Collected data entries:

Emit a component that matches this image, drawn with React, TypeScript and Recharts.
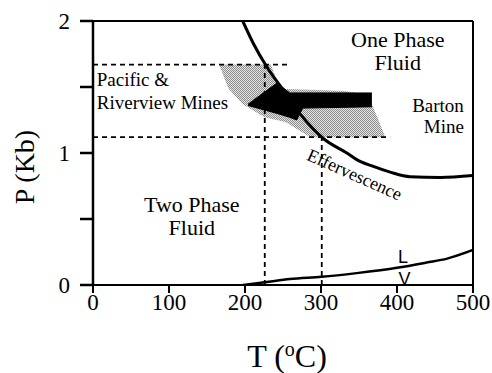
import React from "react";
import { ComposedChart, Line, Area, XAxis, YAxis, ReferenceLine, ReferenceDot, Label } from "recharts";

// axis ticks
const xTicks = [0, 100, 200, 300, 400, 500];
const yTicks = [0, 0.5, 1, 1.5, 2];

// effervescence (solvus) curve, T in °C, P in kb
const effervescence = [
  { T: 197, P: 2.0 },
  { T: 211, P: 1.83 },
  { T: 229, P: 1.65 },
  { T: 250, P: 1.48 },
  { T: 272, P: 1.3 },
  { T: 303, P: 1.11 },
  { T: 334, P: 1.0 },
  { T: 347, P: 0.95 },
  { T: 368, P: 0.9 },
  { T: 391, P: 0.855 },
  { T: 417, P: 0.82 },
  { T: 457, P: 0.815 },
  { T: 500, P: 0.83 },
];

// liquid-vapour boundary
const liquidVapour = [
  { T: 197, P: 0 },
  { T: 226, P: 0.02 },
  { T: 259, P: 0.045 },
  { T: 301, P: 0.062 },
  { T: 347, P: 0.09 },
  { T: 400, P: 0.13 },
  { T: 439, P: 0.17 },
  { T: 466, P: 0.2 },
  { T: 500, P: 0.265 },
];

// Pacific & Riverview bracket (dashed)
const pacificTop = [{ T: 0, P: 1.67 }, { T: 259, P: 1.67 }];
const pacificBottom = [{ T: 0, P: 1.12 }, { T: 391, P: 1.12 }];
const pacificLowT = [{ T: 226, P: 0 }, { T: 226, P: 1.67 }];
const pacificHighT = [{ T: 301, P: 0 }, { T: 301, P: 1.12 }];

// shaded field of fluid inclusion data, [low, high] P
const inclusionField = [
  { T: 167, P: [1.655, 1.67] },
  { T: 178, P: [1.49, 1.67] },
  { T: 197, P: [1.37, 1.67] },
  { T: 226, P: [1.27, 1.67] },
  { T: 234, P: [1.26, 1.67] },
  { T: 246, P: [1.245, 1.49] },
  { T: 255, P: [1.23, 1.485] },
  { T: 286, P: [1.12, 1.48] },
  { T: 332, P: [1.12, 1.47] },
  { T: 362, P: [1.12, 1.44] },
  { T: 384, P: [1.12, 1.13] },
];

// Barton -> Pacific arrow outline, [low, high] P
const arrow = [
  { T: 204, P: [1.36, 1.37] },
  { T: 242, P: [1.3, 1.53] },
  { T: 259, P: [1.27, 1.455] },
  { T: 268, P: [1.25, 1.455] },
  { T: 276, P: [1.34, 1.455] },
  { T: 367, P: [1.35, 1.455] },
];

const SERIF = "Liberation Serif, Times New Roman, serif";
const SANS = "Liberation Sans, Arial, sans-serif";

function note(lines: string[], size: number, anchor: "start" | "middle" | "end", gap: number, font = SERIF) {
  return (p: any) => (
    <text x={p.cx} y={p.cy} textAnchor={anchor} fontSize={size} fontFamily={font} fill="#000">
      {lines.map((l, i) => (
        <tspan key={i} x={p.cx} dy={i === 0 ? 0 : gap}>
          {l}
        </tspan>
      ))}
    </text>
  );
}

export default function App() {
  return (
    <div style={{ position: "absolute", left: 0, top: 0, background: "#fff" }}>
      <ComposedChart width={492} height={373} margin={{ top: 21, right: 19, bottom: 0, left: 0 }}>
        <defs>
          <pattern id="stipple" width="2" height="2" patternUnits="userSpaceOnUse">
            <rect width="2" height="2" fill="#e4e4e4" />
            <rect width="1" height="1" fill="#8c8c8c" />
            <rect x="1" y="1" width="1" height="1" fill="#8c8c8c" />
          </pattern>
        </defs>
        <XAxis
          dataKey="T"
          type="number"
          domain={[0, 500]}
          ticks={xTicks}
          allowDataOverflow
          height={88}
          tickSize={8}
          tickMargin={1}
          stroke="#000"
          strokeWidth={2}
          tick={{ fill: "#000", fontSize: 23, fontFamily: SERIF }}
          label={
            <Label
              content={(props: any) => {
                const vb = props.viewBox;
                const cx = vb.x + vb.width / 2 + 4;
                return (
                  <text x={cx} y={vb.y + vb.height - 6} textAnchor="middle" fontSize={32} fontFamily={SERIF} fill="#000">
                    <tspan>T (</tspan>
                    <tspan dy={-11} fontSize={20}>o</tspan>
                    <tspan dy={11}>C)</tspan>
                  </text>
                );
              }}
            />
          }
        />
        <YAxis
          type="number"
          domain={[0, 2]}
          ticks={yTicks}
          allowDataOverflow
          width={93}
          tickSize={13}
          tickMargin={10}
          stroke="#000"
          strokeWidth={2.5}
          tickFormatter={(v: number) => (Number.isInteger(v) ? String(v) : "")}
          tick={{ fill: "#000", fontSize: 23, fontFamily: SERIF }}
          label={
            <Label
              content={(props: any) => {
                const vb = props.viewBox;
                const x = vb.x + 24;
                const y = vb.y + vb.height / 2 + 14;
                return (
                  <text
                    transform={`translate(${x},${y}) rotate(-90)`}
                    textAnchor="middle"
                    dominantBaseline="central"
                    fontSize={28}
                    fontFamily={SERIF}
                    fill="#000"
                  >
                    P (Kb)
                  </text>
                );
              }}
            />
          }
        />
        <ReferenceLine y={2} stroke="#000" strokeWidth={2} />
        <ReferenceLine x={500} stroke="#000" strokeWidth={2} />

        <Area
          data={inclusionField}
          dataKey="P"
          type="linear"
          stroke="none"
          fill="url(#stipple)"
          fillOpacity={1}
          dot={false}
          activeDot={false}
          isAnimationActive={false}
        />

        {[pacificTop, pacificBottom, pacificLowT, pacificHighT].map((d, i) => (
          <Line
            key={i}
            data={d}
            dataKey="P"
            type="linear"
            stroke="#000"
            strokeWidth={1.8}
            strokeDasharray="5 4"
            dot={false}
            activeDot={false}
            isAnimationActive={false}
          />
        ))}

        <Area
          data={arrow}
          dataKey="P"
          type="linear"
          stroke="#000"
          strokeWidth={1}
          fill="#000"
          fillOpacity={1}
          dot={false}
          activeDot={false}
          isAnimationActive={false}
        />

        <Line
          data={effervescence}
          dataKey="P"
          type="monotone"
          stroke="#000"
          strokeWidth={3}
          dot={false}
          activeDot={false}
          isAnimationActive={false}
        />
        <Line
          data={liquidVapour}
          dataKey="P"
          type="monotone"
          stroke="#000"
          strokeWidth={2.5}
          dot={false}
          activeDot={false}
          isAnimationActive={false}
        />

        <ReferenceDot x={401} y={1.8} r={0} shape={note(["One Phase", "Fluid"], 22, "middle", 22.5)} />
        <ReferenceDot x={488} y={1.31} r={0} shape={note(["Barton", "Mine"], 19, "end", 21)} />
        <ReferenceDot x={5} y={1.51} r={0} shape={note(["Pacific &", "Riverview Mines"], 19, "start", 23)} />
        <ReferenceDot x={130} y={0.553} r={0} shape={note(["Two Phase", "Fluid"], 22, "middle", 23)} />
        <ReferenceDot x={408} y={0.167} r={0} shape={note(["L"], 18, "middle", 0, SANS)} />
        <ReferenceDot x={410} y={0} r={0} ifOverflow="visible" shape={note(["V"], 18, "middle", 0, SANS)} />
        <ReferenceDot
          x={341}
          y={0.795}
          r={0}
          shape={(p: any) => (
            <text
              x={p.cx}
              y={p.cy}
              transform={`rotate(24 ${p.cx} ${p.cy})`}
              textAnchor="middle"
              fontSize={18}
              fontFamily={SERIF}
              fill="#000"
            >
              Effervescence
            </text>
          )}
        />
      </ComposedChart>
    </div>
  );
}
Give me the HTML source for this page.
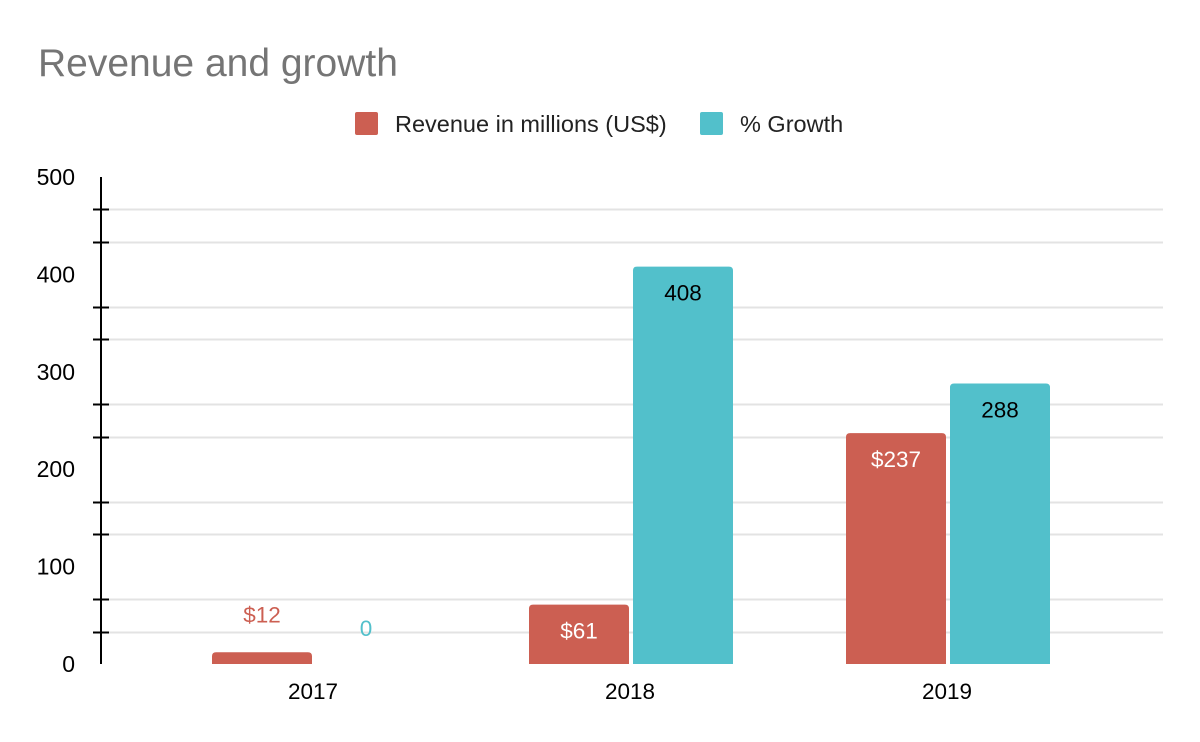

▸ **TASK INSTRUCTIONS**
Quote the listing above in full, except for the pictures.

▸ **WRITTEN SOLUTION**
Emit a component that matches this image, drawn with React, TypeScript and Recharts.
import React from "react";
import { ComposedChart, Line, Area, XAxis, YAxis, ReferenceLine, ReferenceDot, Label } from "recharts";

// axis ticks
const xTicks = [0, 100, 200, 300, 400, 500];
const yTicks = [0, 0.5, 1, 1.5, 2];

// effervescence (solvus) curve, T in °C, P in kb
const effervescence = [
  { T: 197, P: 2.0 },
  { T: 211, P: 1.83 },
  { T: 229, P: 1.65 },
  { T: 250, P: 1.48 },
  { T: 272, P: 1.3 },
  { T: 303, P: 1.11 },
  { T: 334, P: 1.0 },
  { T: 347, P: 0.95 },
  { T: 368, P: 0.9 },
  { T: 391, P: 0.855 },
  { T: 417, P: 0.82 },
  { T: 457, P: 0.815 },
  { T: 500, P: 0.83 },
];

// liquid-vapour boundary
const liquidVapour = [
  { T: 197, P: 0 },
  { T: 226, P: 0.02 },
  { T: 259, P: 0.045 },
  { T: 301, P: 0.062 },
  { T: 347, P: 0.09 },
  { T: 400, P: 0.13 },
  { T: 439, P: 0.17 },
  { T: 466, P: 0.2 },
  { T: 500, P: 0.265 },
];

// Pacific & Riverview bracket (dashed)
const pacificTop = [{ T: 0, P: 1.67 }, { T: 259, P: 1.67 }];
const pacificBottom = [{ T: 0, P: 1.12 }, { T: 391, P: 1.12 }];
const pacificLowT = [{ T: 226, P: 0 }, { T: 226, P: 1.67 }];
const pacificHighT = [{ T: 301, P: 0 }, { T: 301, P: 1.12 }];

// shaded field of fluid inclusion data, [low, high] P
const inclusionField = [
  { T: 167, P: [1.655, 1.67] },
  { T: 178, P: [1.49, 1.67] },
  { T: 197, P: [1.37, 1.67] },
  { T: 226, P: [1.27, 1.67] },
  { T: 234, P: [1.26, 1.67] },
  { T: 246, P: [1.245, 1.49] },
  { T: 255, P: [1.23, 1.485] },
  { T: 286, P: [1.12, 1.48] },
  { T: 332, P: [1.12, 1.47] },
  { T: 362, P: [1.12, 1.44] },
  { T: 384, P: [1.12, 1.13] },
];

// Barton -> Pacific arrow outline, [low, high] P
const arrow = [
  { T: 204, P: [1.36, 1.37] },
  { T: 242, P: [1.3, 1.53] },
  { T: 259, P: [1.27, 1.455] },
  { T: 268, P: [1.25, 1.455] },
  { T: 276, P: [1.34, 1.455] },
  { T: 367, P: [1.35, 1.455] },
];

const SERIF = "Liberation Serif, Times New Roman, serif";
const SANS = "Liberation Sans, Arial, sans-serif";

function note(lines: string[], size: number, anchor: "start" | "middle" | "end", gap: number, font = SERIF) {
  return (p: any) => (
    <text x={p.cx} y={p.cy} textAnchor={anchor} fontSize={size} fontFamily={font} fill="#000">
      {lines.map((l, i) => (
        <tspan key={i} x={p.cx} dy={i === 0 ? 0 : gap}>
          {l}
        </tspan>
      ))}
    </text>
  );
}

export default function App() {
  return (
    <div style={{ position: "absolute", left: 0, top: 0, background: "#fff" }}>
      <ComposedChart width={492} height={373} margin={{ top: 21, right: 19, bottom: 0, left: 0 }}>
        <defs>
          <pattern id="stipple" width="2" height="2" patternUnits="userSpaceOnUse">
            <rect width="2" height="2" fill="#e4e4e4" />
            <rect width="1" height="1" fill="#8c8c8c" />
            <rect x="1" y="1" width="1" height="1" fill="#8c8c8c" />
          </pattern>
        </defs>
        <XAxis
          dataKey="T"
          type="number"
          domain={[0, 500]}
          ticks={xTicks}
          allowDataOverflow
          height={88}
          tickSize={8}
          tickMargin={1}
          stroke="#000"
          strokeWidth={2}
          tick={{ fill: "#000", fontSize: 23, fontFamily: SERIF }}
          label={
            <Label
              content={(props: any) => {
                const vb = props.viewBox;
                const cx = vb.x + vb.width / 2 + 4;
                return (
                  <text x={cx} y={vb.y + vb.height - 6} textAnchor="middle" fontSize={32} fontFamily={SERIF} fill="#000">
                    <tspan>T (</tspan>
                    <tspan dy={-11} fontSize={20}>o</tspan>
                    <tspan dy={11}>C)</tspan>
                  </text>
                );
              }}
            />
          }
        />
        <YAxis
          type="number"
          domain={[0, 2]}
          ticks={yTicks}
          allowDataOverflow
          width={93}
          tickSize={13}
          tickMargin={10}
          stroke="#000"
          strokeWidth={2.5}
          tickFormatter={(v: number) => (Number.isInteger(v) ? String(v) : "")}
          tick={{ fill: "#000", fontSize: 23, fontFamily: SERIF }}
          label={
            <Label
              content={(props: any) => {
                const vb = props.viewBox;
                const x = vb.x + 24;
                const y = vb.y + vb.height / 2 + 14;
                return (
                  <text
                    transform={`translate(${x},${y}) rotate(-90)`}
                    textAnchor="middle"
                    dominantBaseline="central"
                    fontSize={28}
                    fontFamily={SERIF}
                    fill="#000"
                  >
                    P (Kb)
                  </text>
                );
              }}
            />
          }
        />
        <ReferenceLine y={2} stroke="#000" strokeWidth={2} />
        <ReferenceLine x={500} stroke="#000" strokeWidth={2} />

        <Area
          data={inclusionField}
          dataKey="P"
          type="linear"
          stroke="none"
          fill="url(#stipple)"
          fillOpacity={1}
          dot={false}
          activeDot={false}
          isAnimationActive={false}
        />

        {[pacificTop, pacificBottom, pacificLowT, pacificHighT].map((d, i) => (
          <Line
            key={i}
            data={d}
            dataKey="P"
            type="linear"
            stroke="#000"
            strokeWidth={1.8}
            strokeDasharray="5 4"
            dot={false}
            activeDot={false}
            isAnimationActive={false}
          />
        ))}

        <Area
          data={arrow}
          dataKey="P"
          type="linear"
          stroke="#000"
          strokeWidth={1}
          fill="#000"
          fillOpacity={1}
          dot={false}
          activeDot={false}
          isAnimationActive={false}
        />

        <Line
          data={effervescence}
          dataKey="P"
          type="monotone"
          stroke="#000"
          strokeWidth={3}
          dot={false}
          activeDot={false}
          isAnimationActive={false}
        />
        <Line
          data={liquidVapour}
          dataKey="P"
          type="monotone"
          stroke="#000"
          strokeWidth={2.5}
          dot={false}
          activeDot={false}
          isAnimationActive={false}
        />

        <ReferenceDot x={401} y={1.8} r={0} shape={note(["One Phase", "Fluid"], 22, "middle", 22.5)} />
        <ReferenceDot x={488} y={1.31} r={0} shape={note(["Barton", "Mine"], 19, "end", 21)} />
        <ReferenceDot x={5} y={1.51} r={0} shape={note(["Pacific &", "Riverview Mines"], 19, "start", 23)} />
        <ReferenceDot x={130} y={0.553} r={0} shape={note(["Two Phase", "Fluid"], 22, "middle", 23)} />
        <ReferenceDot x={408} y={0.167} r={0} shape={note(["L"], 18, "middle", 0, SANS)} />
        <ReferenceDot x={410} y={0} r={0} ifOverflow="visible" shape={note(["V"], 18, "middle", 0, SANS)} />
        <ReferenceDot
          x={341}
          y={0.795}
          r={0}
          shape={(p: any) => (
            <text
              x={p.cx}
              y={p.cy}
              transform={`rotate(24 ${p.cx} ${p.cy})`}
              textAnchor="middle"
              fontSize={18}
              fontFamily={SERIF}
              fill="#000"
            >
              Effervescence
            </text>
          )}
        />
      </ComposedChart>
    </div>
  );
}
Give me the HTML source for this page.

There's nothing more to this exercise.